■ **What you should do**: Open with the line that has "Generate a Python"; close with the line that has "import pandas as pd". Retype those lines exactly, images excluded.

■ **Exercise material**:
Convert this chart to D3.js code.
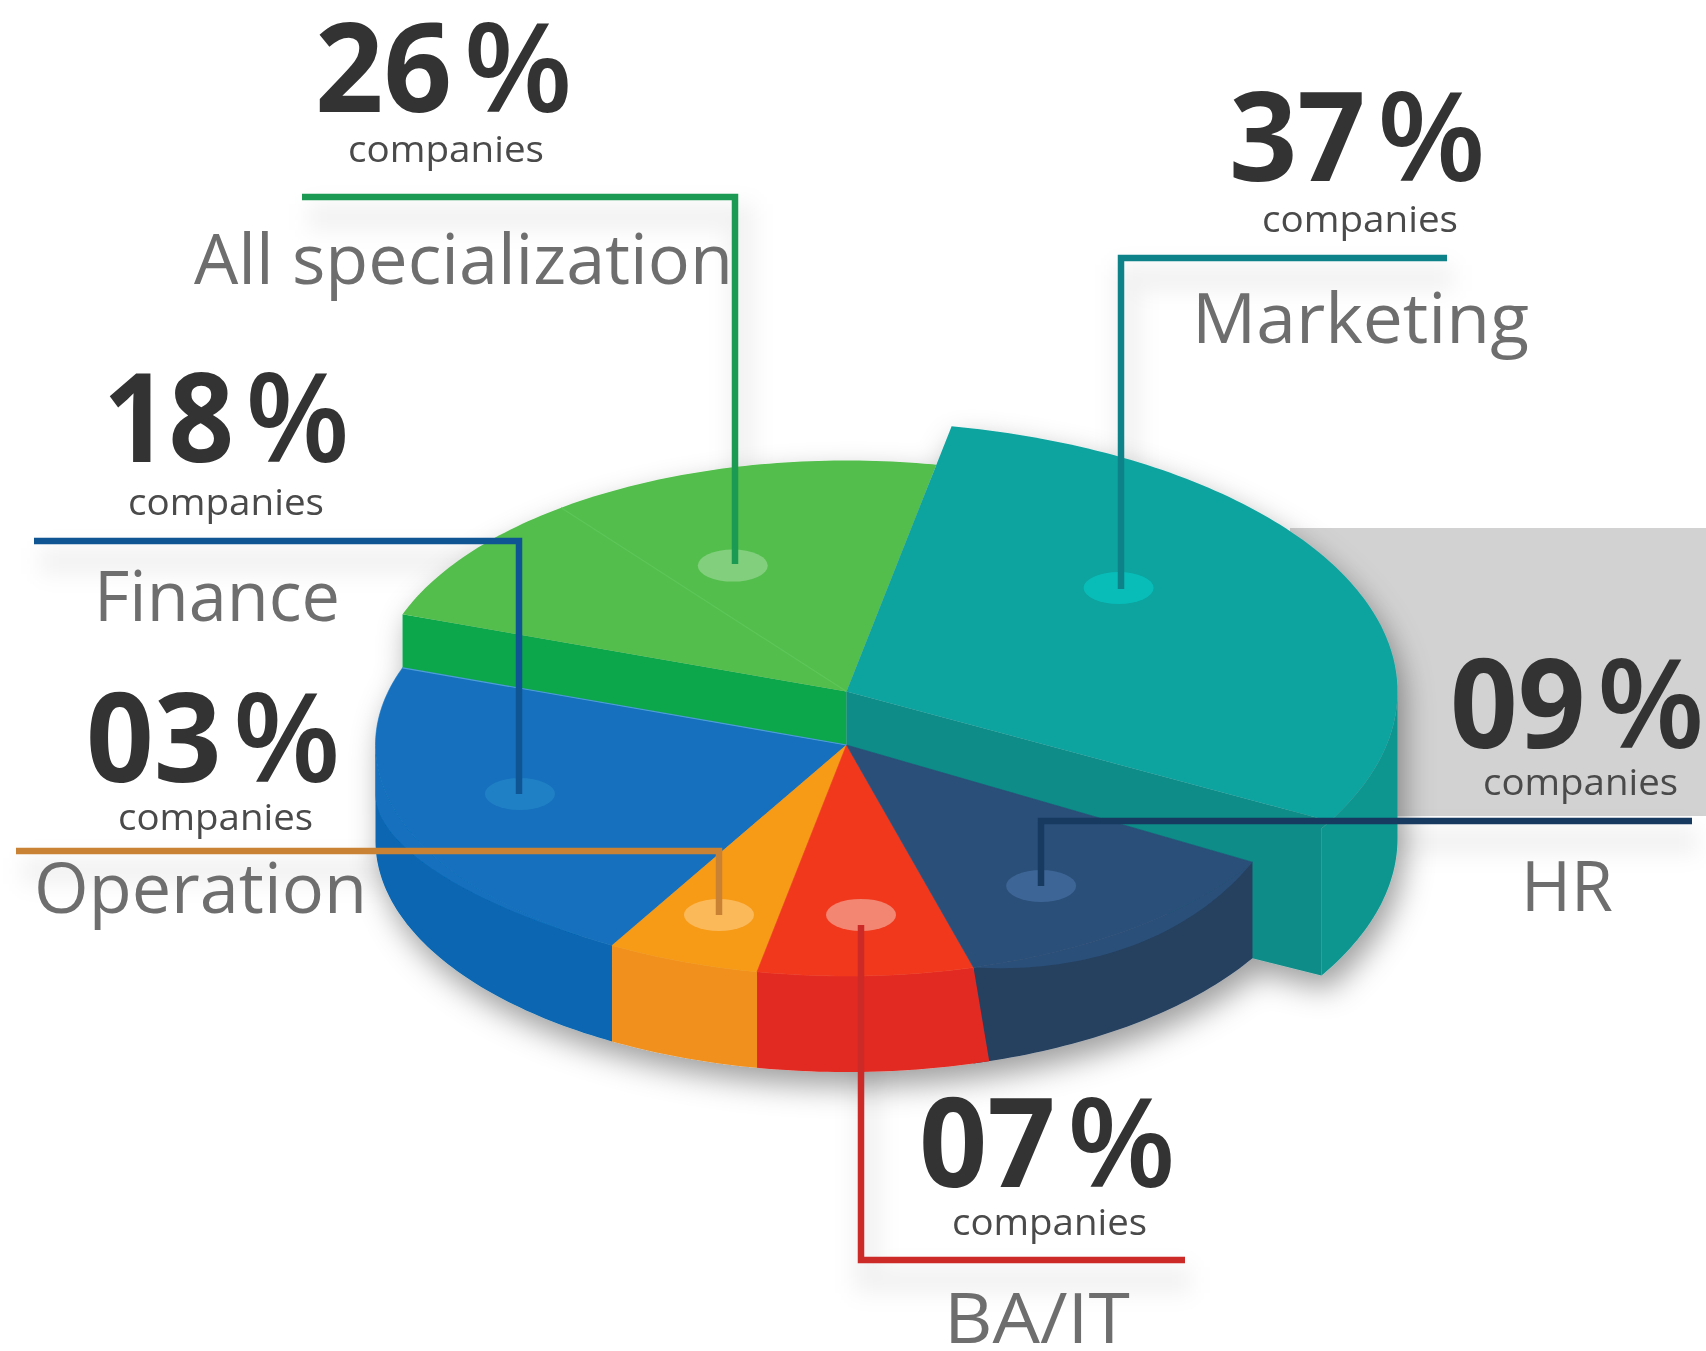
<!DOCTYPE html>
<html><head><meta charset="utf-8">
<script src="https://cdn.jsdelivr.net/npm/d3@7/dist/d3.min.js"></script>
<style>html,body{margin:0;padding:0;background:#fff}svg{display:block;filter:blur(.5px)}text{font-family:"Open Sans",sans-serif}</style>
</head><body><div id="chart"></div>
<script>
// ---- data ----
const categories = ["Marketing","HR","BA/IT","Operation","Finance","All specialization"];
const percentLabels = [37,9,7,3,18,26];
const unitLabel = "companies";
// slice sizes as drawn in the picture (degrees of sweep; the artwork is not proportional)
const drawnSweep = [109.5,43.9,26.6,18.9,79.7,81.5];

// ---- styles ----
const topColors  = ["#11a39f","#2c4f78","#f1391e","#f79a18","#1370bd","#52be4c"];
const sideColors = ["#0c9590","#254060","#e32a22","#f1901e","#0766b1","#0fa74b"];
const dotColors  = ["#08bdb8","#3d6595","#f28672","#fbb95a","#2080c5","#82cf7e"];
const lineColors = ["#0d8389","#173a60","#cc2a26","#c98234","#0f5594","#1a9a52"];
const cutFaceColor = "#0a8c88";

// ---- layout ----
const W=1706,H=1351;
const cx=846.5, baseY=745, raisedY=691.5, baseRx=471, tiltRy=.4905;
const tealRx=551, baseDepth=96, greenDepth=54, tealDepth=147, tealTopTrim=1.8, startAngle=11;
const blueBulge=50, navyBulge=17, redFootSlant=2;
const dotPolar=[[52.2,.625],[145.9,.737],[177.6,.736],[200.2,.784],[253,.725],[336.1,.596]];
const leaderPaths=[
 [[1447,258],[1121,258],[1121,589]],
 [[1692,821],[1041,821],[1041,886]],
 [[1185,1260],[861,1260],[861,925]],
 [[16,851],[719,851],[719,915]],
 [[34,541],[519,541],[519,794]],
 [[302,197],[735,197],[735,564]]];
// [left,right,baseline] for number, unit, name
const numBox =[[1229,1482,181],[1450,1701,748],[919,1172,1187],[86,337,782],[103,346,462],[315,569,112]];
const unitBox=[[1262,1458,232],[1483,1678,795],[952,1147,1235],[118,313,830],[128,324,515],[348,544,162]];
const nameBox=[[1192,1529,343],[1521,1613,911],[944,1130,1343],[34,367,913],[94,340,621],[194,733,284]];
const percentStart=.585, digitShare=.54, percentShare=.43;

const svg=d3.select("#chart").append("svg").attr("width",W).attr("height",H).attr("viewBox",[0,0,W,H]);
const defs=svg.append("defs");
const fs=defs.append("filter").attr("id","pieShadow").attr("x","-20%").attr("y","-20%").attr("width","140%").attr("height","150%");
fs.append("feDropShadow").attr("dx",6).attr("dy",14).attr("stdDeviation",15).attr("flood-color","#000").attr("flood-opacity",.38);
defs.append("filter").attr("id","soft").attr("x","-20%").attr("y","-200%").attr("width","140%").attr("height","500%")
  .append("feGaussianBlur").attr("stdDeviation",11);

svg.append("rect").attr("width",W).attr("height",H).attr("fill","#fff");
svg.append("rect").attr("x",1290).attr("y",528).attr("width",W-1290).attr("height",288).attr("fill","#d2d2d2");

const line=d3.line();
const rad=d3.scaleLinear().domain([0,360]).range([0,2*Math.PI]);
const arcs=d3.pie().sort(null).startAngle(rad(startAngle)).endAngle(rad(startAngle+360))(drawnSweep);
const deg=a=>a*180/Math.PI;

// scales from unit-circle coordinates to pixels
function projector(rx,cy){
  const x=d3.scaleLinear().domain([-1,1]).range([cx-rx,cx+rx]);
  const y=d3.scaleLinear().domain([-1,1]).range([cy-rx*tiltRy,cy+rx*tiltRy]);
  return (angle,r=1,lift=0)=>[x(r*Math.sin(rad(angle))),y(-r*Math.cos(rad(angle)))+lift];
}
const pBase=projector(baseRx,baseY), pGreen=projector(baseRx,raisedY), pTeal=projector(tealRx,raisedY);
const sweep=(p,a0,a1,lift=0)=>d3.range(a0,a1,1).concat([a1]).map(a=>p(a,1,lift));
const wedge=(p,a0,a1)=>line([p(0,0)].concat(sweep(p,a0,a1)))+"Z";
const wall=(p,a0,a1,d,foot0=a0)=>line(sweep(p,a0,a1).concat(sweep(p,foot0,a1,d).reverse()))+"Z";
// a sliver that lets the top face roll over the rim of the disc
const rim=(p,a0,a1,f)=>line(sweep(p,a0,a1).concat(
  d3.range(a0,a1,1).concat([a1]).map(a=>p(a,1,f((a-a0)/(a1-a0)))).reverse()))+"Z";

// leader shadows
svg.append("g").selectAll("path").data(leaderPaths).join("path")
  .attr("d",d=>line(d.map(([x,y])=>[x+6,y+20]))).attr("fill","none").attr("stroke","#000")
  .attr("stroke-opacity",.055).attr("stroke-width",26).attr("filter","url(#soft)");

const pie=svg.append("g").attr("filter","url(#pieShadow)");
const ang=arcs.map(a=>[deg(a.startAngle),deg(a.endAngle)]);

// raised green slice: front cut face, top
pie.append("path").attr("fill",sideColors[5]).attr("d",
  line([pGreen(0,0),pGreen(ang[5][0]),pGreen(ang[5][0],1,greenDepth),pBase(0,0)])+"Z");
pie.append("path").attr("fill",topColors[5]).attr("d",wedge(pGreen,ang[5][0],ang[5][1]));
pie.append("path").attr("stroke","#5dc657").attr("stroke-width",1.2).attr("fill","none")
  .attr("d",line([pGreen(322.7),pGreen(0,0)]));

// raised teal slice: cut face, outer wall, top
const tealEnd=ang[0][1], tealTopEnd=tealEnd-tealTopTrim;
pie.append("path").attr("fill",cutFaceColor).attr("d",
  line([pTeal(0,0),pTeal(tealTopEnd),pTeal(tealEnd),pTeal(tealEnd,1,tealDepth),pBase(tealEnd,1,baseDepth),pBase(0,0)])+"Z");
pie.append("path").attr("fill",sideColors[0]).attr("d",wall(pTeal,90,tealEnd,tealDepth));
pie.append("path").attr("fill",topColors[0]).attr("d",wedge(pTeal,ang[0][0],tealTopEnd));

// base slices: outer walls then tops
[4,3,1,2].forEach(i=>{
  const a0=ang[i][0], a1=Math.min(ang[i][1],270);
  pie.append("path").attr("fill",sideColors[i])
    .attr("d",wall(pBase,a0,a1,baseDepth,i===2?a0-redFootSlant:a0));
});
[4,3,2,1].forEach(i=>{
  pie.append("path").attr("fill",topColors[i]).attr("stroke",topColors[i]).attr("stroke-width",.6)
    .attr("d",wedge(pBase,ang[i][0],ang[i][1]));
});
pie.append("path").attr("fill",topColors[4]).attr("d",rim(pBase,ang[4][0],270,t=>blueBulge*t*t));
pie.append("path").attr("fill",topColors[1]).attr("d",rim(pBase,ang[1][0],ang[1][1],t=>navyBulge*4*t*(1-t)));
pie.append("path").attr("stroke","#4f9fd6").attr("stroke-width",1.2).attr("fill","none")
  .attr("d",line([pBase(ang[4][1]),pBase(0,0)]));

// anchor dots
const dotPos=dotPolar.map(([a,r],i)=>(i===0?pTeal:(i===5?pGreen:pBase))(a,r));
svg.append("g").selectAll("ellipse").data(dotPos).join("ellipse")
  .attr("cx",d=>d[0]).attr("cy",d=>d[1]).attr("rx",35).attr("ry",16)
  .attr("fill",(d,i)=>dotColors[i]);

// labels
function fit(sel,box,size,weight,color){
  sel.attr("x",(d,i)=>box[i][0]).attr("y",(d,i)=>box[i][2])
    .attr("font-size",size).attr("font-weight",weight).attr("fill",color)
    .attr("textLength",(d,i)=>box[i][1]-box[i][0]).attr("lengthAdjust","spacingAndGlyphs");
}
const pad=d3.format("02d");
const nums=svg.append("g").selectAll("text").data(percentLabels).join("text")
  .attr("y",(d,i)=>numBox[i][2]).attr("font-size",124).attr("fill","#333333");
nums.append("tspan").text(d=>pad(d)).attr("font-weight",700)
  .attr("x",(d,i)=>numBox[i][0])
  .attr("textLength",(d,i)=>(numBox[i][1]-numBox[i][0])*digitShare).attr("lengthAdjust","spacingAndGlyphs");
nums.append("tspan").text("%").attr("font-weight",600)
  .attr("x",(d,i)=>numBox[i][0]+(numBox[i][1]-numBox[i][0])*percentStart)
  .attr("textLength",(d,i)=>(numBox[i][1]-numBox[i][0])*percentShare).attr("lengthAdjust","spacingAndGlyphs");
svg.append("g").selectAll("text").data(percentLabels).join("text")
  .text(unitLabel).call(fit,unitBox,37,400,"#4a4a4a");
svg.append("g").selectAll("text").data(categories).join("text")
  .text(d=>d).call(fit,nameBox,70,400,"#6e6e6e");

// leaders
svg.append("g").selectAll("path").data(leaderPaths).join("path")
  .attr("d",d=>line(d)).attr("fill","none").attr("stroke",(d,i)=>lineColors[i])
  .attr("stroke-width",6.5).attr("stroke-linejoin","miter");
</script></body></html>
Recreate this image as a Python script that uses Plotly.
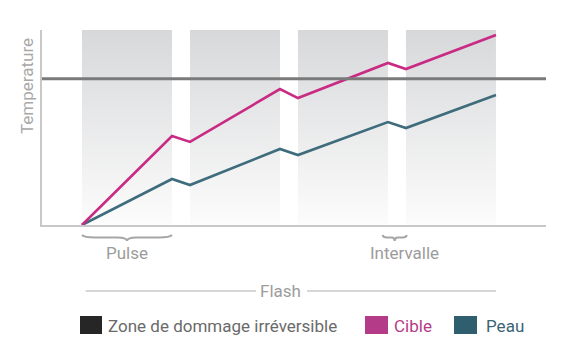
import plotly.graph_objects as go

# ---- data ----
times = [0, 5, 6, 11, 12, 17, 18, 23]
cible = [0, 45.6, 42.6, 69.7, 65.1, 83.1, 80.0, 97.4]
peau = [0, 23.6, 20.5, 39.0, 35.9, 52.8, 49.7, 66.7]
seuil = 75
pulses = [(0, 5), (6, 11), (12, 17), (18, 23)]
labels = {"pulse": "Pulse", "interval": "Intervalle", "flash": "Flash", "ytitle": "Temperature"}
legend_names = ["Zone de dommage irréversible", "Cible", "Peau"]

# ---- geometry helpers ----
W, H = 568, 361
L, R, T, B = 42, 22, 30, 136
PW, PH = W - L - R, H - T - B
XR = [-2.222, 25.78]
YR = [0, 100]

def px(xp):
    return (xp - L) / PW

def py(yp):
    return (T + PH - yp) / PH

C_CIBLE = "#c92a84"
C_PEAU = "#3e6c7c"
GRAY_TXT = "#9c9c9c"
FONT = "Roboto"

fig = go.Figure()

# gradient bands for pulses
for (a, b) in pulses:
    fig.add_trace(go.Scatter(
        x=[a, b, b, a, a], y=[YR[0], YR[0], YR[1], YR[1], YR[0]],
        mode="lines", line=dict(width=0), fill="toself",
        fillgradient=dict(type="vertical", colorscale=[[0, "#fcfcfc"], [1, "#d7d8da"]]),
        hoverinfo="skip", showlegend=False))

# threshold line
fig.add_shape(type="line", xref="paper", yref="y", x0=0, x1=1, y0=seuil, y1=seuil,
              line=dict(color="#7a7a7a", width=3))

fig.add_trace(go.Scatter(x=times, y=peau, mode="lines", name=legend_names[2],
                         line=dict(color=C_PEAU, width=2.6), showlegend=False))
fig.add_trace(go.Scatter(x=times, y=cible, mode="lines", name=legend_names[1],
                         line=dict(color=C_CIBLE, width=2.6), showlegend=False))

# braces
def brace(x1, x2, ytop, ymidp, ybot):
    xm = (x1 + x2) / 2
    d = min((x2 - x1) * 0.08, 0.35)
    y0, y1, y2 = py(ytop), py(ymidp), py(ybot)
    return (f"M {x1},{y0} Q {x1 + d * 0.4},{y1} {x1 + 2 * d},{y1} L {xm - 1.5 * d},{y1} "
            f"Q {xm},{y1} {xm},{y2} Q {xm},{y1} {xm + 1.5 * d},{y1} "
            f"L {x2 - 2 * d},{y1} Q {x2 - d * 0.4},{y1} {x2},{y0}")

p0 = pulses[0]
fig.add_shape(type="path", xref="x", yref="paper", path=brace(p0[0], p0[1], 235, 237.5, 241),
              line=dict(color="#a6a6a6", width=2))
ia, ib = pulses[2][1], pulses[3][0]
fig.add_shape(type="path", xref="x", yref="paper", path=brace(ia - 0.3, ib + 0.05, 235, 237.5, 241),
              line=dict(color="#a6a6a6", width=2))

fig.add_annotation(x=(p0[0] + p0[1]) / 2, y=py(253), xref="x", yref="paper", text=labels["pulse"],
                   showarrow=False, font=dict(family=FONT, size=17, color=GRAY_TXT),
                   xanchor="center", yanchor="middle")
fig.add_annotation(x=(ia + ib) / 2, y=py(253), xref="x", yref="paper", text=labels["interval"],
                   xshift=8, showarrow=False, font=dict(family=FONT, size=17, color=GRAY_TXT),
                   xanchor="center", yanchor="middle")

# flash line
fx0, fx1 = times[0] + 0.2, times[-1]
fig.add_shape(type="line", xref="x", yref="paper", x0=fx0, x1=(256 - 82) / 18, y0=py(291), y1=py(291),
              line=dict(color="#c8c8c8", width=1.5))
fig.add_shape(type="line", xref="x", yref="paper", x0=(307 - 82) / 18, x1=fx1, y0=py(291), y1=py(291),
              line=dict(color="#c8c8c8", width=1.5))
fig.add_annotation(x=(281 - 82) / 18, y=py(291), xref="x", yref="paper", text=labels["flash"],
                   showarrow=False, font=dict(family=FONT, size=17, color=GRAY_TXT),
                   xanchor="center", yanchor="middle")

# y title
fig.add_annotation(x=px(27), y=py(86), xref="paper", yref="paper", text=labels["ytitle"], textangle=-90,
                   xanchor="center", yanchor="middle",
                   showarrow=False, font=dict(family=FONT, size=17, color="#a8a8a8"))

# custom legend
leg = [(80, 102, "#262626", legend_names[0], "#6a6a6a", 106),
       (365, 388, "#b43b87", legend_names[1], "#b43b87", 392),
       (454, 477, "#2f5f6f", legend_names[2], "#3a6474", 484)]
for (a, b, col, txt, tcol, tx) in leg:
    fig.add_shape(type="rect", xref="paper", yref="paper", x0=px(a), x1=px(b), y0=py(334), y1=py(316),
                  fillcolor=col, line=dict(width=0))
    fig.add_annotation(x=px(tx), y=py(326), xref="paper", yref="paper", text=txt, xanchor="left",
                       yanchor="middle", showarrow=False, font=dict(family=FONT, size=17, color=tcol))

fig.update_xaxes(range=XR, showgrid=False, zeroline=False, showticklabels=False, ticks="",
                 showline=True, linecolor="#c8c8c8", linewidth=1.5)
fig.update_yaxes(range=YR, showgrid=False, zeroline=False, showticklabels=False, ticks="",
                 showline=True, linecolor="#c8c8c8", linewidth=1.5)
fig.update_layout(width=W, height=H, margin=dict(l=L, r=R, t=T, b=B),
                  plot_bgcolor="white", paper_bgcolor="white", showlegend=False, hovermode=False,
                  font=dict(family=FONT))

fig.write_html("out.html", config={"displayModeBar": False},
               post_script="document.body.style.margin='0';")
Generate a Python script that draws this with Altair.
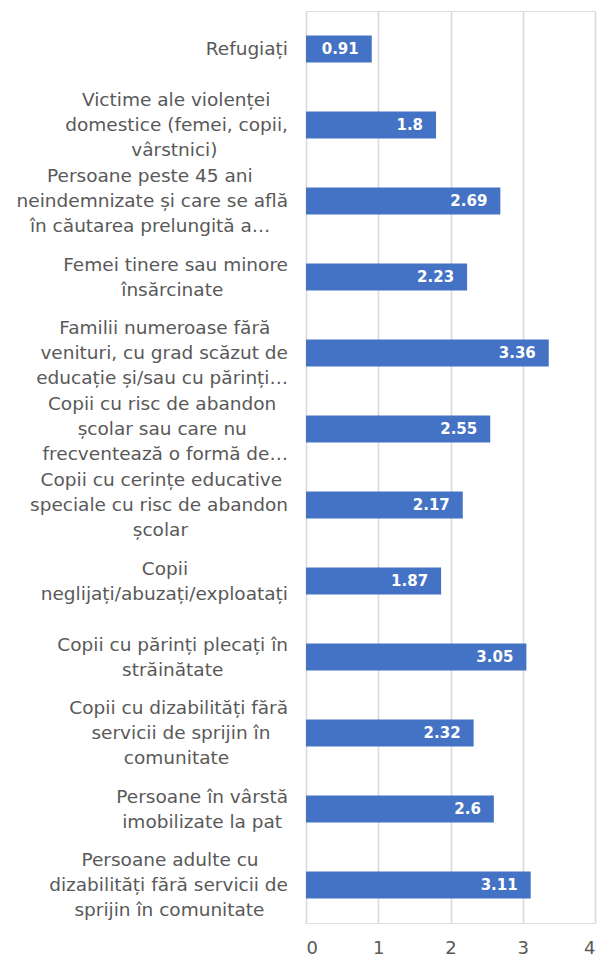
import altair as alt
import pandas as pd

# ---- data -------------------------------------------------------------
categories = [
    ["Refugiați"],
    ["Victime ale violenței", "domestice (femei, copii,", "vârstnici)"],
    ["Persoane peste 45 ani", "neindemnizate și care se află", "în căutarea prelungită a…"],
    ["Femei tinere sau minore", "însărcinate"],
    ["Familii numeroase fără", "venituri, cu grad scăzut de", "educație și/sau cu părinți…"],
    ["Copii cu risc de abandon", "școlar sau care nu", "frecventează  o formă de…"],
    ["Copii cu cerințe educative", "speciale cu risc de abandon", "școlar"],
    ["Copii", "neglijați/abuzați/exploatați"],
    ["Copii cu părinți plecați în", "străinătate"],
    ["Copii cu dizabilități fără", "servicii de sprijin în", "comunitate"],
    ["Persoane în vârstă", "imobilizate la pat"],
    ["Persoane adulte cu", "dizabilități fără servicii de", "sprijin în comunitate"],
]
values = [0.91, 1.8, 2.69, 2.23, 3.36, 2.55, 2.17, 1.87, 3.05, 2.32, 2.6, 3.11]
x_ticks = [0, 1, 2, 3, 4]

# ---- label formatting: centre the lines inside each right-aligned block --
# approximate DejaVu Sans advance widths (em) to pad short lines
_W = {
    "a": .613, "b": .635, "c": .550, "d": .635, "e": .615, "f": .352, "g": .635,
    "h": .634, "i": .278, "j": .278, "k": .579, "l": .278, "m": .974, "n": .634,
    "o": .612, "p": .635, "q": .635, "r": .411, "s": .521, "t": .392, "u": .634,
    "v": .592, "w": .818, "x": .592, "y": .592, "z": .525,
    " ": .318, ".": .318, ",": .318, "(": .390, ")": .390, "/": .337, "…": 1.0,
    "C": .698, "F": .575, "P": .603, "V": .684, "R": .695, "S": .635,
}
_BASE = {"ă": "a", "â": "a", "î": "i", "ț": "t", "ș": "s"}


def est_width(s):
    return sum(_W.get(_BASE.get(ch, ch), 0.636 if ch.isdigit() else 0.7) for ch in s)


NBSP_W = 0.318


def center_block(lines):
    widths = [est_width(l) for l in lines]
    W = max(widths)
    out = []
    for l, w in zip(lines, widths):
        n = int(round(((W - w) / 2) / NBSP_W))
        # trailing zero-width space keeps the padding from being trimmed
        out.append(l + "\u00a0" * n + ("\u200b" if n else ""))
    return "\n".join(out)


labels = [center_block(c) for c in categories]
df = pd.DataFrame({
    "cat": [str(i) for i in range(len(categories))],
    "label": labels,
    "nlines": [len(c) for c in categories],
    "value": values,
})
order = list(df["cat"])

FONT = "DejaVu Sans"
GREY = "#595959"
LINE_H = 25

y_enc = alt.Y("cat:N", sort=order, title=None, axis=None)

x_enc = alt.X(
    "value:Q",
    title=None,
    scale=alt.Scale(domain=[0, 4], nice=False),
    axis=alt.Axis(
        values=x_ticks,
        format="d",
        labelFont=FONT,
        labelFontSize=18,
        labelColor=GREY,
        labelPadding=16,
        ticks=False,
        domain=False,
        grid=True,
        gridColor="#d9d9d9",
        gridWidth=1.6,
    ),
)

base = alt.Chart(df)

bars = base.mark_bar(size=27, color="#4472C4").encode(y=y_enc, x=x_enc)

values_text = base.mark_text(
    align="right",
    baseline="middle",
    dx=-13,
    color="white",
    font=FONT,
    fontWeight="bold",
    fontSize=15,
).encode(y=alt.Y("cat:N", sort=order), x="value:Q", text=alt.Text("value:Q"))

label_layers = []
for n in (1, 2, 3):
    label_layers.append(
        base.transform_filter(alt.datum.nlines == n)
        .mark_text(
            align="right",
            baseline="middle",
            lineBreak="\n",
            lineHeight=LINE_H,
            dy=-(n - 1) * LINE_H / 2,
            font=FONT,
            fontSize=18.5,
            color=GREY,
        )
        .encode(y=alt.Y("cat:N", sort=order), x=alt.value(-18), text="label:N")
    )

chart = (
    alt.layer(bars, values_text, *label_layers)
    .properties(
        width=289,
        height=912,
        autosize=alt.AutoSizeParams(type="none"),
        padding={"left": 298, "top": 3, "right": 5, "bottom": 35},
    )
    .configure_view(stroke=None)
    .configure(background="white")
)

chart.save("out.html", embed_options={"renderer": "svg", "actions": False})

■ **Expected output**:
Generate a Python script that draws this with Altair.
import altair as alt
import pandas as pd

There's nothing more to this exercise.